For China, this move is sure to expand their influence, especially regionally, and will bring other benefits such as more efficient planning, as the state will have the ability to monitor every transaction conducted. 

Many see this as one step on what is a long journey to displace the USD’s status as the global reserve currency since many international organizations have been looking at a replacement due to repeated financial crises in America. China’s economy suffered far less than the US and other western nations from the pandemic, and as the world’s second-largest economy, China’s Renminbi would be an easy contender to replace the USD. Regardless of this outcome, this will certainly help bolster the Renminbi and the Chinese economy.


With the current heavily authoritarian nature of the Chinese state, many are worried that this is simply a push to establish a currency that is entirely within the control of the state. The digital currency of this form is far easier to monitor and control, every transaction can be watched, anyone deemed an “enemy of the state” can simply have their balance reset to 0 or have everything appropriated by the state.

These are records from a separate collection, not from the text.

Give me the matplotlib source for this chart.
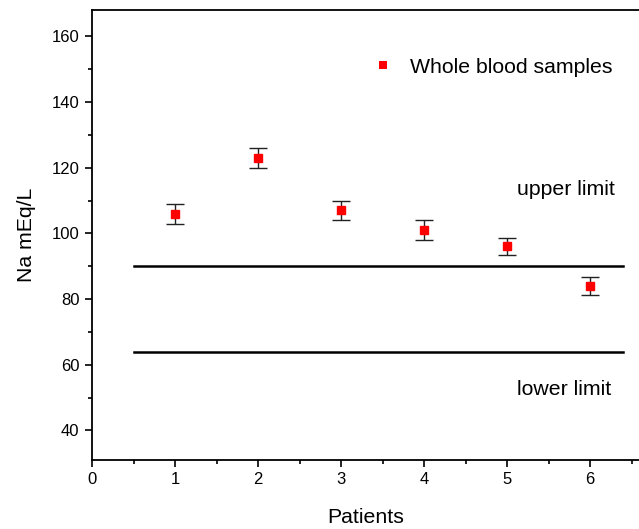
import matplotlib
matplotlib.use("Agg")
import matplotlib.pyplot as plt
from matplotlib.ticker import MultipleLocator
from matplotlib.lines import Line2D

plt.rcParams['font.family'] = ['Liberation Sans', 'DejaVu Sans']

patients = [1, 2, 3, 4, 5, 6]
sodium = [106, 123, 107, 101, 96, 84]
errors = [3, 3, 3, 3, 2.5, 2.7]
upper_limit = 90
lower_limit = 64
limit_x = [0.5, 6.4]
series_label = 'Whole blood samples'

fig = plt.figure(figsize=(6.39, 5.29), dpi=100)
ax = fig.add_axes([92/639, 1 - 460/529, (640-92)/639, (460-10)/529])

ax.errorbar(patients, sodium, yerr=errors, fmt='s', color='red', markersize=6.3,
            markeredgecolor='red', ecolor='#222222', elinewidth=1, capsize=6.5,
            capthick=1, zorder=3)
ax.plot(limit_x, [upper_limit, upper_limit], color='black', lw=1.8)
ax.plot(limit_x, [lower_limit, lower_limit], color='black', lw=1.8)

ax.text(6.30, 113.3, 'upper limit', ha='right', va='center', fontsize=15.3)
ax.text(6.25, 52.4, 'lower limit', ha='right', va='center', fontsize=15.3)

ax.set_xlim(0, 6.6)
ax.set_ylim(31, 168)
ax.xaxis.set_major_locator(MultipleLocator(1))
ax.xaxis.set_minor_locator(MultipleLocator(0.5))
ax.yaxis.set_minor_locator(MultipleLocator(10))
ax.set_yticks(range(40, 161, 20))
ax.tick_params(which='both', direction='out', width=1.2, labelsize=12, pad=4)
ax.tick_params(which='major', length=5)
ax.tick_params(which='minor', length=3)
for s in ['left', 'bottom', 'top']:
    ax.spines[s].set_linewidth(1.3)
ax.spines['right'].set_visible(False)

ax.set_xlabel('Patients', fontsize=15.3, labelpad=15)
ax.set_ylabel('Na mEq/L', fontsize=15.3, labelpad=11)

handle = Line2D([], [], linestyle='none', marker='s', color='red',
                markersize=6.3, markeredgewidth=0)
ax.legend(handles=[handle], labels=[series_label], loc='upper left',
          bbox_to_anchor=(0.485, 0.913), frameon=False, fontsize=15.3,
          handletextpad=0.45, handlelength=1.6, borderaxespad=0)

fig.savefig('out.png', dpi=100)
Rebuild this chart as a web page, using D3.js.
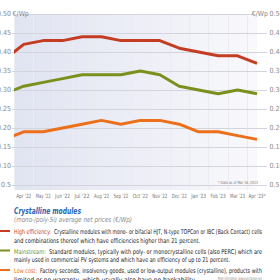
<!DOCTYPE html>
<html>
<head>
<meta charset="utf-8">
<script src="https://cdn.jsdelivr.net/npm/d3@7"></script>
<style>
  body { margin: 0; background: #fff; }
  svg { display: block; }
</style>
</head>
<body>
<div id="chart"></div>
<script>
// months (index 0 is the leading Mar '22 point, only partly visible)
var months = ["Mar '22", "Apr '22", "May '22", "Jun '22", "Jul '22", "Aug '22", "Sep '22",
              "Oct '22", "Nov '22", "Dec '22", "Jan '23", "Feb '23", "Mar '23", "Apr '23*"];
var highEfficiency = [0.38, 0.42, 0.43, 0.43, 0.44, 0.44, 0.43, 0.43, 0.43, 0.41, 0.40, 0.39, 0.39, 0.37];
var mainstream     = [0.29, 0.31, 0.32, 0.33, 0.34, 0.34, 0.34, 0.35, 0.34, 0.31, 0.30, 0.29, 0.30, 0.29];
var lowCost        = [0.17, 0.19, 0.19, 0.20, 0.21, 0.22, 0.21, 0.22, 0.22, 0.21, 0.19, 0.19, 0.18, 0.17];
var yTicks = [0.05, 0.10, 0.15, 0.20, 0.25, 0.30, 0.35, 0.40, 0.45, 0.50];
var yTickLabels = ["0.5", "0.10", "0.15", "0.20", "0.25", "0.30", "0.35", "0.40", "0.45", "0.50"];

var svgWidth = 280, svgHeight = 280;
var plotLeft = 14, plotRight = 257, plotTop = 14, plotBottom = 190;
var narrow = "'Liberation Sans Narrow', 'DejaVu Sans Condensed', 'Roboto', sans-serif";

var svg = d3.select("#chart").append("svg")
    .attr("width", svgWidth)
    .attr("height", svgHeight);

var x = d3.scaleLinear().domain([0.5, months.length - 1]).range([plotLeft, plotRight]);
var y = d3.scaleLinear().domain([0.05, 0.50]).range([185, plotTop]);

var defs = svg.append("defs");
var grad = defs.append("linearGradient").attr("id", "bg").attr("x1", "0").attr("x2", "1").attr("y1", "0").attr("y2", "0");
grad.append("stop").attr("offset", "0").attr("stop-color", "#e0e3f1");
grad.append("stop").attr("offset", "1").attr("stop-color", "#f9f9fc");
defs.append("clipPath").attr("id", "clip")
    .append("rect").attr("x", plotLeft).attr("y", 0).attr("width", plotRight - plotLeft + 4).attr("height", plotBottom);

svg.append("rect")
    .attr("x", plotLeft).attr("y", plotTop)
    .attr("width", plotRight - plotLeft).attr("height", plotBottom - plotTop)
    .attr("fill", "url(#bg)");

// vertical grid between months
svg.append("g").selectAll("line")
    .data(d3.range(1, months.length))
    .enter().append("line")
    .attr("x1", d => Math.round(x(d - 0.5)) + 0.5).attr("x2", d => Math.round(x(d - 0.5)) + 0.5)
    .attr("y1", plotTop).attr("y2", plotBottom)
    .attr("stroke", "#ebebf2").attr("stroke-width", 1);

// horizontal grid
svg.append("g").selectAll("line")
    .data(yTicks)
    .enter().append("line")
    .attr("x1", d => d === 0.50 ? 24 : 12)
    .attr("x2", d => d === 0.50 ? plotRight : 267)
    .attr("y1", d => Math.round(y(d)) + 0.5).attr("y2", d => Math.round(y(d)) + 0.5)
    .attr("stroke", "#d3d4dc").attr("stroke-width", 1);

// y labels left and right
var yAxis = svg.append("g").attr("font-family", narrow).attr("font-size", 7).attr("fill", "#8a8a8a");
yAxis.selectAll("text.l")
    .data(yTicks)
    .enter().append("text")
    .attr("class", "l")
    .attr("x", 11).attr("y", d => y(d) + 2.4)
    .attr("text-anchor", "end")
    .text((d, i) => yTickLabels[i]);
yAxis.append("text").attr("x", 12.5).attr("y", y(0.50) + 2.4).text("€/Wp");

yAxis.selectAll("text.r")
    .data(yTicks)
    .enter().append("text")
    .attr("class", "r")
    .attr("x", 269.5).attr("y", d => y(d) + 2.4)
    .text((d, i) => yTickLabels[i]);
yAxis.append("text").attr("x", 268).attr("y", y(0.50) + 2.4).attr("text-anchor", "end").text("€/Wp");

// x labels
svg.append("g").selectAll("text")
    .data(months.slice(1))
    .enter().append("text")
    .attr("x", (d, i) => x(i + 1) - (d.indexOf("*") > 0 ? 8.5 : 7.5))
    .attr("y", 198)
    .attr("font-family", narrow).attr("font-size", 5.8).attr("fill", "#777")
    .attr("textLength", d => d.indexOf("*") > 0 ? 17 : 15)
    .attr("lengthAdjust", "spacingAndGlyphs")
    .text(d => d);

svg.append("text")
    .attr("x", 218).attr("y", 183.5)
    .attr("font-family", narrow).attr("font-size", 4.2).attr("fill", "#777")
    .attr("textLength", 40).attr("lengthAdjust", "spacingAndGlyphs")
    .text("* Data as of Mar 16, 2023");

// lines
var line = d3.line().x((d, i) => x(i)).y(d => y(d));
var lines = svg.append("g").attr("clip-path", "url(#clip)");
var series = [
  {values: highEfficiency, color: "#c43d22"},
  {values: mainstream, color: "#7a8f1c"},
  {values: lowCost, color: "#ec6f1a"}
];
lines.selectAll("path")
    .data(series)
    .enter().append("path")
    .attr("d", d => line(d.values))
    .attr("fill", "none")
    .attr("stroke", d => d.color)
    .attr("stroke-width", 3)
    .attr("stroke-linejoin", "round");

// captions
svg.append("text")
    .attr("x", 14).attr("y", 213.5)
    .attr("font-family", narrow).attr("font-size", 9.5).attr("font-weight", "bold").attr("font-style", "italic")
    .attr("fill", "#2b66b1")
    .attr("textLength", 67).attr("lengthAdjust", "spacingAndGlyphs")
    .text("Crystalline modules");
svg.append("text")
    .attr("x", 14).attr("y", 222)
    .attr("font-family", narrow).attr("font-size", 7).attr("font-style", "italic")
    .attr("fill", "#8a8a8a")
    .attr("textLength", 118).attr("lengthAdjust", "spacingAndGlyphs")
    .text("(mono-/poly-Si) average net prices (€/Wp)");

var legendRows = [
  {color: "#c43d22", label: "High efficiency:", labelLen: 37, y: 234,
   first: "Crystalline modules with mono- or bifacial HJT, N-type TOPCon or IBC (Back Contact) cells",
   second: "and combinations thereof which have efficiencies higher than 21 percent.", secondLen: 186},
  {color: "#7a8f1c", label: "Mainstream:", labelLen: 32, y: 253.5,
   first: "Standard modules, typically with poly- or monocrystalline cells (also PERC) which are",
   second: "mainly used in commercial PV systems and which have an efficiency of up to 21 percent.", secondLen: 216},
  {color: "#ec6f1a", label: "Low cost:", labelLen: 23, y: 273,
   first: "Factory seconds, insolvency goods, used or low-output modules (crystalline), products with",
   second: "limited or no warranty, which usually also have no bankability", secondLen: 181}
];

var legend = svg.append("g").attr("font-family", narrow).attr("font-size", 6.6);
legendRows.forEach(function(r) {
  legend.append("line")
      .attr("x1", 0).attr("x2", 10)
      .attr("y1", r.y - 3).attr("y2", r.y - 3)
      .attr("stroke", r.color).attr("stroke-width", 2);
  legend.append("text")
      .attr("x", 14).attr("y", r.y)
      .attr("fill", r.color)
      .attr("textLength", r.labelLen).attr("lengthAdjust", "spacingAndGlyphs")
      .text(r.label);
  legend.append("text")
      .attr("x", 14 + r.labelLen + 3).attr("y", r.y)
      .attr("fill", "#222")
      .attr("textLength", 262 - (14 + r.labelLen + 3)).attr("lengthAdjust", "spacingAndGlyphs")
      .text(r.first);
  legend.append("text")
      .attr("x", 14).attr("y", r.y + 8.5)
      .attr("fill", "#222")
      .attr("textLength", r.secondLen).attr("lengthAdjust", "spacingAndGlyphs")
      .text(r.second);
});

svg.append("text")
    .attr("x", 218).attr("y", 279.5)
    .attr("font-family", narrow).attr("font-size", 4.4).attr("fill", "#8a8a8a")
    .attr("textLength", 44).attr("lengthAdjust", "spacingAndGlyphs")
    .text("More information: www.pvXchange.com");
</script>
</body>
</html>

Bank accounts were always subject to this type of state overreach, but at least with physical currency still available one could always stash a few bills for an emergency. China is now looking to eliminate this possibility entirely. This is particularly scary for China’s large Uyghur and Kazakh populations, as they are currently being subjugated to cultural genocide and this push could mean that they will only be easier targets for the state that is committing this atrocity.

(Photo from Red Flag)

(Photo from Red Flag)

In this respect the digital yuan reverses course on the main reasons cryptocurrencies based on blockchain technology have been so successful; being security, anonymity, and statelessness. People love Bitcoin because whether you are an oppressed minority in your nation, or a reporter traveling to a warzone, Bitcoin can follow you anywhere and be transferred into various fiat currencies to be used at your discretion, without the possibility of seizure. 

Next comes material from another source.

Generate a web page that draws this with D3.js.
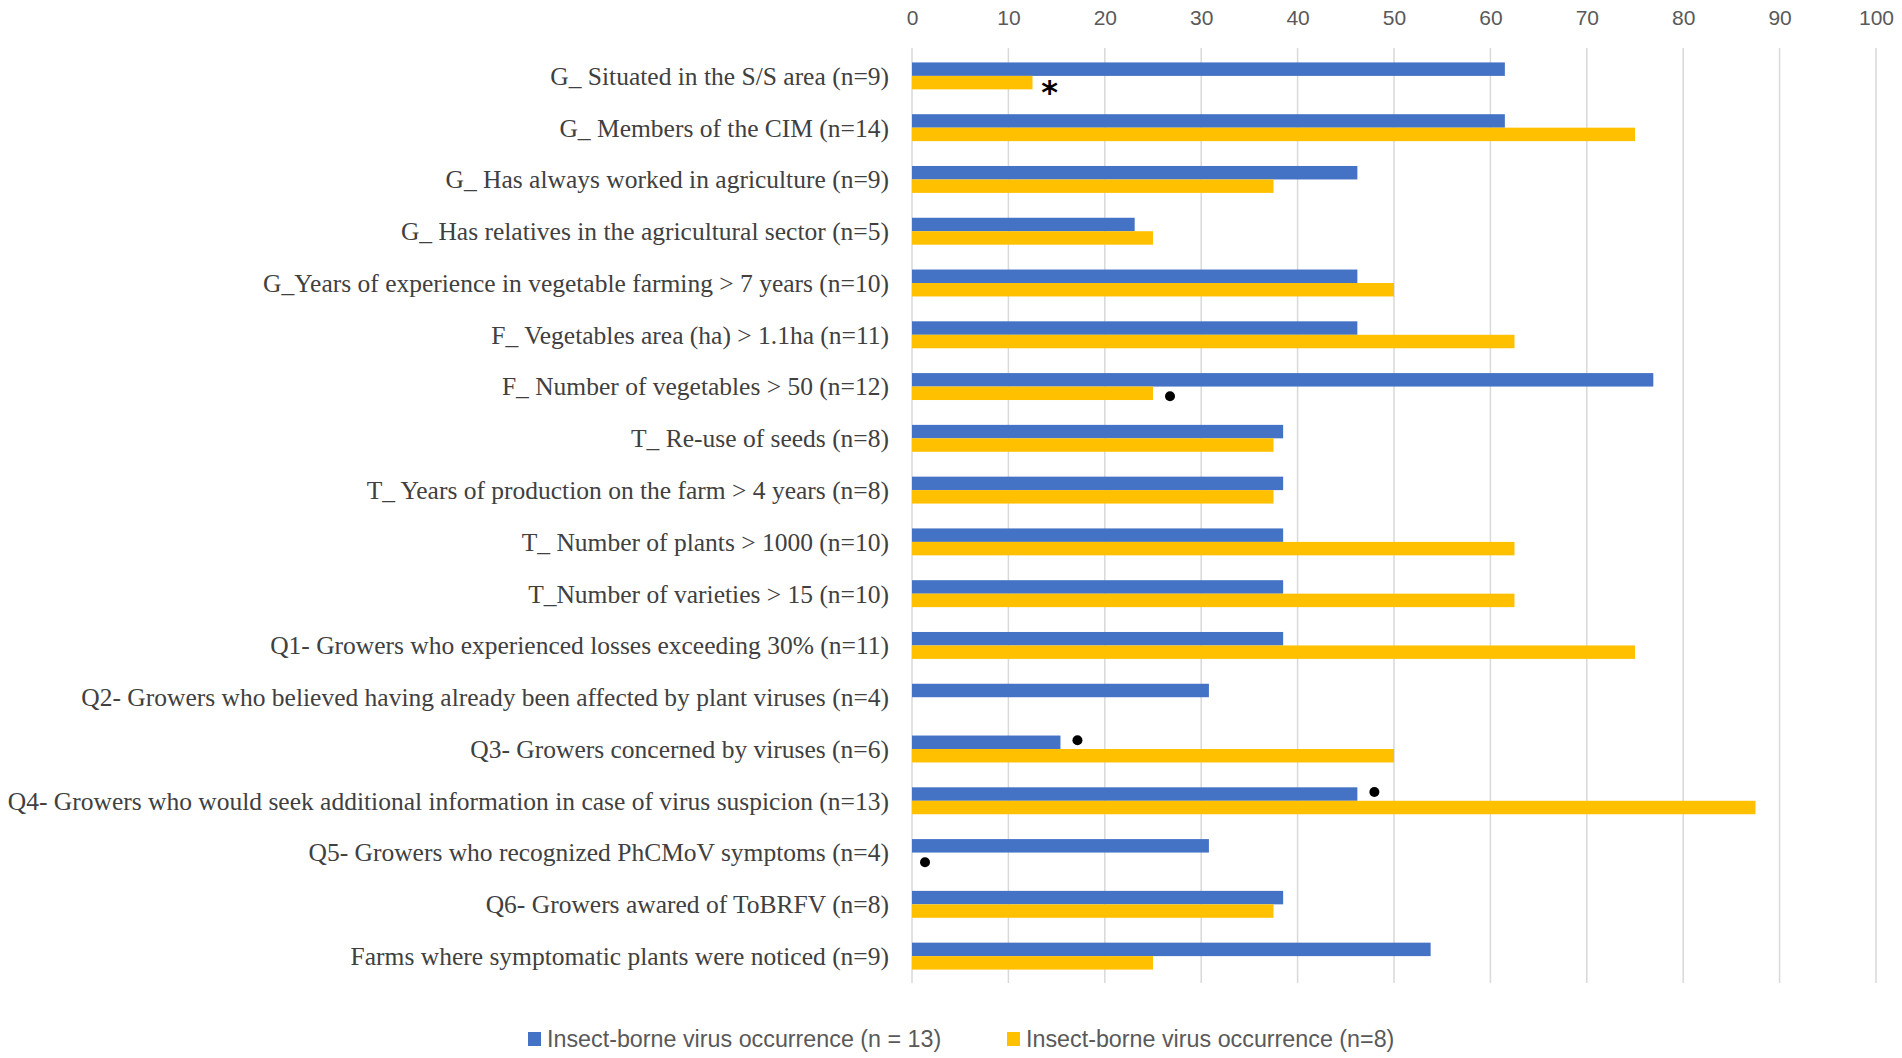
<!DOCTYPE html>
<html>
<head>
<meta charset="utf-8">
<script src="https://cdn.jsdelivr.net/npm/d3@7"></script>
<style>
  body { margin: 0; background: #fff; }
  svg { display: block; }
</style>
</head>
<body>
<svg id="chart" width="1902" height="1058"></svg>
<script>
// category labels, top to bottom
var categories = [
  "G_ Situated in the S/S area (n=9)",
  "G_ Members of the CIM (n=14)",
  "G_ Has always worked in agriculture (n=9)",
  "G_ Has relatives in the agricultural sector (n=5)",
  "G_Years of experience in vegetable farming > 7 years (n=10)",
  "F_ Vegetables area (ha) > 1.1ha (n=11)",
  "F_ Number of vegetables > 50 (n=12)",
  "T_ Re-use of seeds (n=8)",
  "T_ Years of production on the farm > 4 years (n=8)",
  "T_ Number of plants > 1000 (n=10)",
  "T_Number of varieties > 15 (n=10)",
  "Q1- Growers who experienced losses exceeding 30% (n=11)",
  "Q2- Growers who believed having already been affected by plant viruses (n=4)",
  "Q3- Growers concerned by viruses (n=6)",
  "Q4- Growers who would seek additional information in case of virus suspicion (n=13)",
  "Q5- Growers who recognized PhCMoV symptoms (n=4)",
  "Q6- Growers awared of ToBRFV (n=8)",
  "Farms where symptomatic plants were noticed (n=9)"
];

// percentages, n = 13 series
var seriesA = [61.5, 61.5, 46.2, 23.1, 46.2, 46.2, 76.9, 38.5, 38.5, 38.5, 38.5, 38.5, 30.8, 15.4, 46.2, 30.8, 38.5, 53.8];
// percentages, n = 8 series
var seriesB = [12.5, 75, 37.5, 25, 50, 62.5, 25, 37.5, 37.5, 62.5, 62.5, 75, 0, 50, 87.5, 0, 37.5, 25];

var seriesNames = ["Insect-borne virus occurrence (n = 13)", "Insect-borne virus occurrence (n=8)"];
var seriesColors = ["#4472C4", "#FFC000"];

var xTicks = [0, 10, 20, 30, 40, 50, 60, 70, 80, 90, 100];

// significance marks: category index, series index, symbol
var marks = [
  { cat: 0, s: 1, sym: "star" },
  { cat: 6, s: 1, sym: "dot" },
  { cat: 13, s: 0, sym: "dot" },
  { cat: 14, s: 0, sym: "dot" },
  { cat: 15, s: 1, sym: "dot" }
];

var svg = d3.select("#chart");

var x = d3.scaleLinear().domain([0, 100]).range([912, 1876]);

var y = d3.scaleBand()
  .domain(categories)
  .range([50, 982])
  .paddingInner(0.48)
  .paddingOuter(0.24);

var ySub = d3.scaleBand()
  .domain([0, 1])
  .range([0, y.bandwidth()]);

// vertical gridlines
svg.append("g")
  .selectAll("line")
  .data(xTicks)
  .enter()
  .append("line")
  .attr("x1", function(d) { return x(d); })
  .attr("x2", function(d) { return x(d); })
  .attr("y1", 48)
  .attr("y2", 983)
  .attr("stroke", "#d9d9d9")
  .attr("stroke-width", 1.5);

// top axis labels
var xAxis = d3.axisTop(x).tickValues(xTicks).tickSize(0).tickPadding(0);
var ax = svg.append("g")
  .attr("transform", "translate(0,25)")
  .call(xAxis);
ax.select(".domain").remove();
ax.selectAll("text")
  .attr("font-family", "Liberation Sans, Arial, sans-serif")
  .attr("font-size", "21px")
  .attr("fill", "#595959");

// bars
var rows = categories.map(function(c, i) {
  return { cat: c, vals: [seriesA[i], seriesB[i]] };
});

var groups = svg.append("g")
  .selectAll("g")
  .data(rows)
  .enter()
  .append("g")
  .attr("transform", function(d) { return "translate(0," + y(d.cat) + ")"; });

groups.selectAll("rect")
  .data(function(d) { return d.vals.map(function(v, s) { return { v: v, s: s }; }); })
  .enter()
  .append("rect")
  .attr("x", x(0))
  .attr("y", function(d) { return ySub(d.s); })
  .attr("width", function(d) { return x(d.v) - x(0); })
  .attr("height", ySub.bandwidth())
  .attr("fill", function(d) { return seriesColors[d.s]; });

// category labels
svg.append("g")
  .selectAll("text")
  .data(categories)
  .enter()
  .append("text")
  .attr("x", 889)
  .attr("y", function(d) { return y(d) + y.bandwidth() / 2; })
  .attr("dy", "0.35em")
  .attr("text-anchor", "end")
  .attr("font-family", "Liberation Serif, Times New Roman, serif")
  .attr("font-size", "25.5px")
  .attr("fill", "#404040")
  .text(function(d) { return d; });

// marks next to bar ends
var markG = svg.append("g");
marks.forEach(function(m) {
  var v = m.s === 0 ? seriesA[m.cat] : seriesB[m.cat];
  var cx = x(v) + (v === 0 ? 13 : 17);
  var cy = y(categories[m.cat]) + ySub(m.s) + ySub.bandwidth() / 2;
  if (m.sym === "dot") {
    markG.append("circle")
      .attr("cx", cx)
      .attr("cy", cy + (m.s === 0 ? -2 : 3))
      .attr("r", 5)
      .attr("fill", "#000");
  } else {
    markG.append("text")
      .attr("x", cx)
      .attr("y", cy + 20)
      .attr("text-anchor", "middle")
      .attr("font-family", "DejaVu Sans, sans-serif")
      .attr("font-size", "32px")
      .attr("font-weight", "bold")
      .attr("fill", "#000")
      .text("*");
  }
});

// legend
var legendX = [528, 1007];
var legend = svg.append("g")
  .selectAll("g")
  .data(seriesNames)
  .enter()
  .append("g")
  .attr("transform", function(d, i) { return "translate(" + legendX[i] + ",1039)"; });

legend.append("rect")
  .attr("x", 0)
  .attr("y", -7)
  .attr("width", 13)
  .attr("height", 14)
  .attr("fill", function(d, i) { return seriesColors[i]; });

legend.append("text")
  .attr("x", 19)
  .attr("y", 0)
  .attr("dy", "0.35em")
  .attr("font-family", "Liberation Sans, Arial, sans-serif")
  .attr("font-size", "23.3px")
  .attr("fill", "#595959")
  .text(function(d) { return d; });
</script>
</body>
</html>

With all these hurdles and severe pitfalls, it appears as though the digital yuan, although not as volatile as many other cryptocurrencies, comes with far greater risk to one’s wealth; especially as China continues to sanction officials across Europe, Canada, and the United States. 

By contrast, there is a stable coin offered with a direct value to the USD, known as Tether (USDT), it is held at a 1:1 value with the USD just as the digital yuan is with the yuan, yet the USDT comes with all of the traditional benefits that come from the decentralized, and anonymous aspects of cryptocurrency.

While many cryptocurrencies can be a great investment, often seeing very significant returns; especially with the economic uncertainty of late, it appears as though one would be best to avoid the digital yuan altogether. 

Karl Fluri

One response to “The Chinese Government is Trying to Push a Fake Cryptocurrency”

  1. Ivan Pak says:

    What a piece of crap, Karl. Bitcoin has been a heaven for criminals across the world to buy illegal weapons, drugs. I guess everyone forget the Tokyo incident when a bitcoin exchange company claimed their digital wallet was hacked and billions dollars worth bitcoin was "stolen". But later FBI found out it was their own wrong doing to steal the money. Digital currency is nothing by a scam no matter it is USDT or Digital Yuan.